Macklem in no mood to discuss rate cuts yet as inflation fears linger

Central bank governor flags price pressures, says more time needed to assess how tariffs will impact economy

Macklem in no mood to discuss rate cuts yet as inflation fears linger

Bank of Canada governor Tiff Macklem highlighted ongoing inflation risks and a resilient labour market in remarks that suggest the central bank’s hawkish approach to interest rate policy isn’t changing yet.

Macklem said in a speech in St. John’s, Newfoundland that core inflation gauges indicate price growth may be “firmer than we thought” and underlined the continuing risk posed to the Canadian economy by the ongoing trade war with the US. “We can’t let a tariff problem become an inflation problem,” he said.

The Bank opted to keep its benchmark rate unchanged earlier this month, holding steady at its current level of 2.75%, and Macklem’s Wednesday speech gave no sign that it’s considering a rate cut at its next meeting – scheduled for the end of July – yet.

But the governor also pointed to the uncertainty of the current economic outlook, with little clarity on whether the punishing tariff wave launched by US president Donald Trump earlier this year will ease and no indication yet that a US-Canada trade deal is imminent.

If inflation expectations remain elevated, “people won’t be surprised to see higher prices” and firms may feel emboldened to pass on the cost of tariffs, he said, although lower demand in a weaker economy could also lower the chances of price hikes.

Storm clouds gathering over Canadian economy as trade war rumbles on

Economists have sounded the alarm on the potentially severe impact of those tariffs on the Canadian jobs outlook, and Macklem said trade-focused industries are already bearing the brunt of the US measures – although the wider labour market has proven resilient so far.

The federal government and provincial leaders have been engaged in frantic talks in recent months to remove trade barriers within Canada, opening new channels in an effort to offset some of the impact of the US’s levies on Canadian goods.

That will create more “resilience” in the Canadian economy, Macklem said, highlighting oil exports by Newfoundland and Labrador to Europe as an example of a growth opportunity.

But the central bank is clearly in no mood to consider bringing rates lower until it has a clearer picture of how the economy is reacting to the pressures from south of the border.

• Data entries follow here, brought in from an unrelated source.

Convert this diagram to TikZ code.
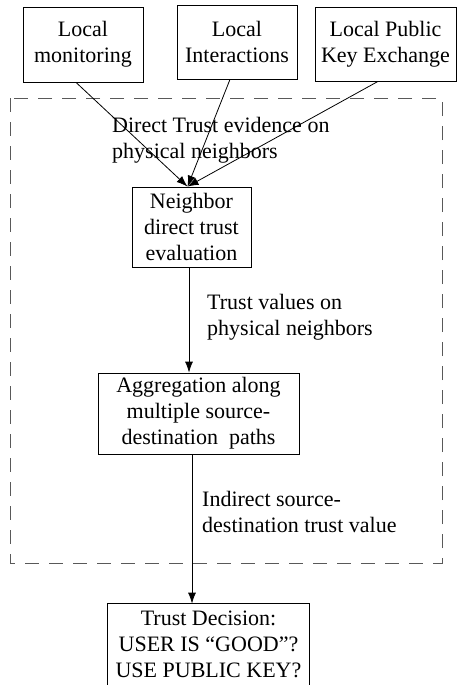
\documentclass[tikz,border=0pt]{standalone}
\usepackage{fontspec}
\setmainfont{Liberation Serif}
\usetikzlibrary{arrows.meta,calc}
\begin{document}
\begin{tikzpicture}[x=1pt,y=-1pt,
  txt/.style={font=\fontsize{22}{26}\selectfont},
  box/.style={draw, line width=0.8pt, align=center, inner sep=0pt, txt},
  lbl/.style={align=left, inner sep=0pt, anchor=north west, txt},
  arr/.style={-{Latex[length=11pt,width=8pt]}, line width=0.8pt}]
\useasboundingbox (0,0) rectangle (457,685);
\fill[white] (0,0) rectangle (457,685);
% dashed frame
\draw[line width=0.8pt, black!65, dash pattern=on 14pt off 10pt] (10,98) rectangle (442,563);
% boxes
\node[box, minimum width=120pt, minimum height=75pt] (lm) at (83,44.5) {Local\\monitoring};
\node[box, minimum width=120pt, minimum height=74pt] (li) at (237,42) {Local\\Interactions};
\node[box, minimum width=141pt, minimum height=74pt] (lp) at (385.5,44) {Local Public\\Key Exchange};
\node[box, minimum width=119pt, minimum height=80pt] (nb) at (191.5,227) {Neighbor\\direct trust\\evaluation};
\node[box, minimum width=201pt, minimum height=81pt] (ag) at (198.5,413.5) {Aggregation along\\multiple source-\\destination\ \ paths};
\node[box, draw=none, minimum width=201pt, minimum height=81pt] (td) at (208.5,644.5) {Trust Decision:\\USER IS “GOOD”?\\USE PUBLIC KEY?};
\draw[line width=0.8pt] (td.south west) -- (td.north west) -- (td.north east) -- (td.south east);
% labels
\node[lbl] (l1) at (112,117) {Direct Trust evidence on\\physical neighbors};
\node[lbl] (l2) at (207,294) {Trust values on\\physical neighbors};
\node[lbl] (l3) at (202,491) {Indirect source-\\destination trust value};
% arrows
\coordinate (tip) at ($(nb.north)+(-4,0)$);
\draw[arr] ($(lm.south)+(-7,0)$) -- (tip);
\draw[arr] ($(li.south)+(-7,0)$) -- (tip);
\draw[arr] ($(lp.south)+(-7.5,0)$) -- (tip);
\draw[arr] ($(nb.south)+(-2.5,0)$) -- ($(ag.north)+(-9.5,0)$);
\draw[arr] ($(ag.south)+(-6.5,0)$) -- ($(td.north)+(-16.5,0)$);
\end{tikzpicture}
\end{document}
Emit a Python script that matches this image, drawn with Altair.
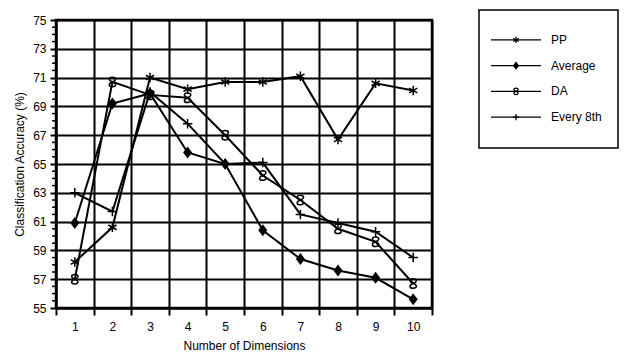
import altair as alt
import pandas as pd

# ---- data ----
dims = [1, 2, 3, 4, 5, 6, 7, 8, 9, 10]
series = ["PP", "Average", "DA", "Every 8th"]
pp = [58.2, 60.6, 71.0, 70.2, 70.7, 70.7, 71.1, 66.7, 70.6, 70.1]
average = [60.9, 69.2, 69.9, 65.8, 65.0, 60.4, 58.4, 57.6, 57.1, 55.6]
da = [57.0, 70.7, 69.8, 69.6, 67.0, 64.2, 62.5, 60.5, 59.6, 56.7]
every8 = [63.0, 61.7, 70.0, 67.8, 65.0, 65.1, 61.5, 60.9, 60.3, 58.5]
y_major = [55, 57, 59, 61, 63, 65, 67, 69, 71, 73, 75]
y_minor = [v + d for v in y_major[:-1] for d in (0.5, 1.0, 1.5)]

FONT = "Liberation Sans"
Y_TITLE = "Classification Accuracy (%)"

rows = []
for name, vals in zip(series, [pp, average, da, every8]):
    for d, v in zip(dims, vals):
        rows.append({"dim": d, "acc": v, "series": name})
df = pd.DataFrame(rows)
minor_df = pd.DataFrame({"v": y_minor})
leg_df = pd.DataFrame({"series": series})
box_df = pd.DataFrame({"k": [0]})

shape_paths = [
    "M0,-1L0,1M-0.87,-0.5L0.87,0.5M-0.87,0.5L0.87,-0.5",
    "M0,-1L0.75,0L0,1L-0.75,0Z",
    "M0,0C0.9,-0.3 0.9,-1 0,-1C-0.9,-1 -0.9,-0.3 0,0C0.9,0.3 0.9,1 0,1C-0.9,1 -0.9,0.3 0,0Z",
    "M-1,0L1,0M0,-1L0,1",
]
shape_scale = alt.Scale(domain=series, range=shape_paths)
fill_cond = alt.condition("datum.series === 'Average'", alt.value("black"), alt.value("transparent"))
y_scale = alt.Scale(domain=[55, 75], nice=False, zero=False)

x_enc = alt.X(
    "dim:O",
    title="Number of Dimensions",
    scale=alt.Scale(type="band", paddingInner=0, paddingOuter=0),
    axis=alt.Axis(
        tickBand="extent", labelAngle=0, grid=True, gridColor="black", gridWidth=2,
        gridOpacity=1, tickSize=7, tickWidth=2, tickColor="black", domainColor="black",
        domainWidth=2, labelFont=FONT, labelFontSize=12, labelColor="black",
        labelPadding=6, titleFont=FONT, titleFontSize=12, titleFontWeight="normal",
        titleColor="black", titlePadding=8,
    ),
)
y_axis = alt.Axis(
    values=y_major, tickCount=40, format="d", labelOverlap=False, grid=True,
    gridColor="black", gridWidth=2, gridOpacity=1, tickSize=6, tickWidth=2,
    tickColor="black", domainColor="black", domainWidth=2, labelFont=FONT,
    labelFontSize=12, labelColor="black", labelPadding=4, titleFont=FONT,
    titleFontSize=12, titleFontWeight="normal", titleColor="black", titlePadding=6,
)
y_enc = alt.Y("acc:Q", title=Y_TITLE, scale=y_scale, axis=y_axis)

lines = alt.Chart(df).mark_line(color="black", strokeWidth=2).encode(
    x=x_enc, y=y_enc, detail="series:N"
)
points = alt.Chart(df).mark_point(size=90, stroke="black", strokeWidth=1.5, opacity=1).encode(
    x=x_enc, y=y_enc,
    shape=alt.Shape("series:N", scale=shape_scale, legend=None),
    fill=fill_cond,
)
minor = alt.Chart(minor_df).mark_rule(color="black", strokeWidth=1.5).encode(
    y=alt.Y("v:Q", title=Y_TITLE, scale=y_scale, axis=y_axis),
    x=alt.value(0), x2=alt.value(-4),
)
main = alt.layer(lines, points, minor)

ly = alt.Y("series:N", sort=series,
           scale=alt.Scale(domain=series, range=[7, 110], padding=0), axis=None)
box = alt.Chart(box_df).mark_rect(fillOpacity=0, stroke="black", strokeWidth=1.5).encode(
    x=alt.value(423), x2=alt.value(562), y=alt.value(-10), y2=alt.value(128)
)
leg_rule = alt.Chart(leg_df).mark_rule(color="black", strokeWidth=1.3).encode(
    y=ly, x=alt.value(435), x2=alt.value(485)
)
leg_pt = alt.Chart(leg_df).mark_point(size=40, stroke="black", strokeWidth=1.3, opacity=1).encode(
    y=ly, x=alt.value(460),
    shape=alt.Shape("series:N", scale=shape_scale, legend=None),
    fill=fill_cond,
)
leg_txt = alt.Chart(leg_df).mark_text(
    align="left", baseline="middle", font=FONT, fontSize=12, color="black"
).encode(y=ly, x=alt.value(495), text="series:N")
legend = alt.layer(box, leg_rule, leg_pt, leg_txt)

chart = (
    alt.layer(main, legend)
    .resolve_scale(y="independent")
    .properties(width=376, height=288,
                padding={"left": 5, "top": 1, "right": 0, "bottom": 0})
    .configure_view(stroke="black", strokeWidth=2.5)
)

chart.save("out.html", embed_options={"renderer": "svg", "actions": False})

The Bank cut rates seven times in a row between mid-2024 and the beginning of this year, but has now kept rates unchanged in its last two decisions.

“We are proceeding carefully with monetary policy,” Macklem said. “We want to see through the noise to set policy that supports the economy while ensuring inflation remains low and stable for Canadians.”

On Wednesday, the Federal Reserve took a similar approach in the US, announcing that it was leaving interest rates unchanged after its June decision as it waits to see how the economy fares in the face of Trump’s tariffs.